Jay Swanson, a retired Minnesota DHS OIG investigator, described a more systematic obstruction. After preparing a 2018 report estimating more than $100 million in annual fraud in Minnesota's Child Care Assistance Program, a senior official ordered him to delete key paragraphs, saying: "This will make us look bad." Within weeks, the department hired a $90,000 consulting firm whose mission, Swanson testified, was not to evaluate fraud controls but to discredit his findings. His unit was subsequently subjected to a "continuous improvement plan" that stripped him of case-selection authority, diverted 50 percent of investigative time to low-dollar cases, and severed his team's contact with state criminal investigators. He resigned rather than comply.

Rosiak told the committee that identifying the Ohio fraud was "actually quite easy." Using Medicaid billing data released by DOGE, he found that 15 percent of all Ohio home health spending occurs in a four-square-mile area of northeast Columbus. One building housed 94 Medicaid-billing companies that collectively billed more than $66 million. One landlord's tenants across seven buildings billed more than a quarter billion dollars. When Rosiak visited, offices were empty, with piles of mail at the door. He described one company owner as a career criminal who, when confronted, threatened his family.
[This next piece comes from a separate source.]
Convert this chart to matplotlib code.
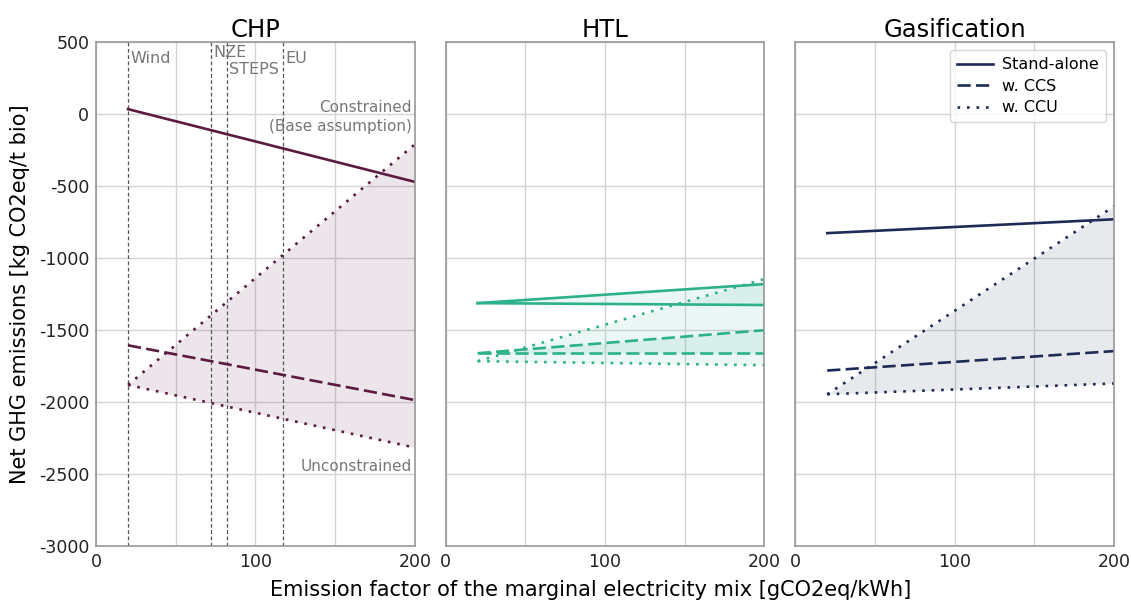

Donald Sherman, President and CEO of Citizens for Responsibility and Ethics in Washington (CREW), offered a competing frame. He testified that 72 percent of small businesses were hit by fraud, scams, or ransomware in 2025, costing tens of billions, and that the administration had made the problem worse by firing IGs, cutting 10,000 Justice Department employees, closing more than 900 federal fraud cases, and pardoning convicted fraudsters. In one exchange with Markey, Sherman said the president "went the extra mile" for political allies by ensuring pardons also eliminated restitution obligations to fraud victims. Asked whether that constituted a legitimate exercise of executive power, Sherman replied: "It is an illegitimate abuse of power. Without question."

Political Stakes

For Ernst, the hearing is the capstone of a sustained anti-fraud campaign. She has assembled a 17-bill legislative package through the Senate DOGE Caucus and submitted the COST Act, which would require every federal agency to publicly list every project funded with taxpayer money. Her decision to feature Bernstein, a self-identified Democrat, as a witness was a deliberate signal that the fraud problem transcends party lines.

For the administration, the hearing validates the DOGE narrative while creating an uncomfortable parallel: the same bureaucratic obstruction documented in Minnesota mirrors the IG firings and DOJ staffing cuts that Sherman argued have weakened federal fraud enforcement. For Bernstein, the stakes are immediate. She is a current employee of the Minnesota DHS, not a retiree, and her Senate testimony puts her directly at odds with her employer.

The Democratic counterargument, pressed by Markey and amplified by Sherman, is that the hearing's selective focus on state-level fraud in Democratic-governed states ignores the federal dimension. Sherman noted that more than half of the contracts canceled by DOGE were held by small businesses, and that the administration has routinely invoked special powers to award contracts to preferred vendors while shielding DOGE from transparency. Markey pointed to a reported $1.8 billion fund established through a legal settlement involving Trump's own administration, describing it as an invitation to fraud with no meaningful oversight. Sen. Husted (R-OH) offered a rare moment of bipartisan candor, noting that fraud is "not just the other team's problem" and that all taxpayer theft undermines the programs meant to help people in need.

What's Next

The hearing record remains open for two weeks. Ernst's anti-fraud legislative package, including the COST Act, is pending Senate action. The SBA Inspector General has been formally requested to investigate the 28 Ohio companies cited in Rosiak's reporting. Ohio State Auditor Keith Faber has said enforcement action on the Medicaid findings is imminent. New federal charges in Minnesota's child care fraud cases were unsealed the day after the hearing, suggesting the underlying criminal investigation is still accelerating.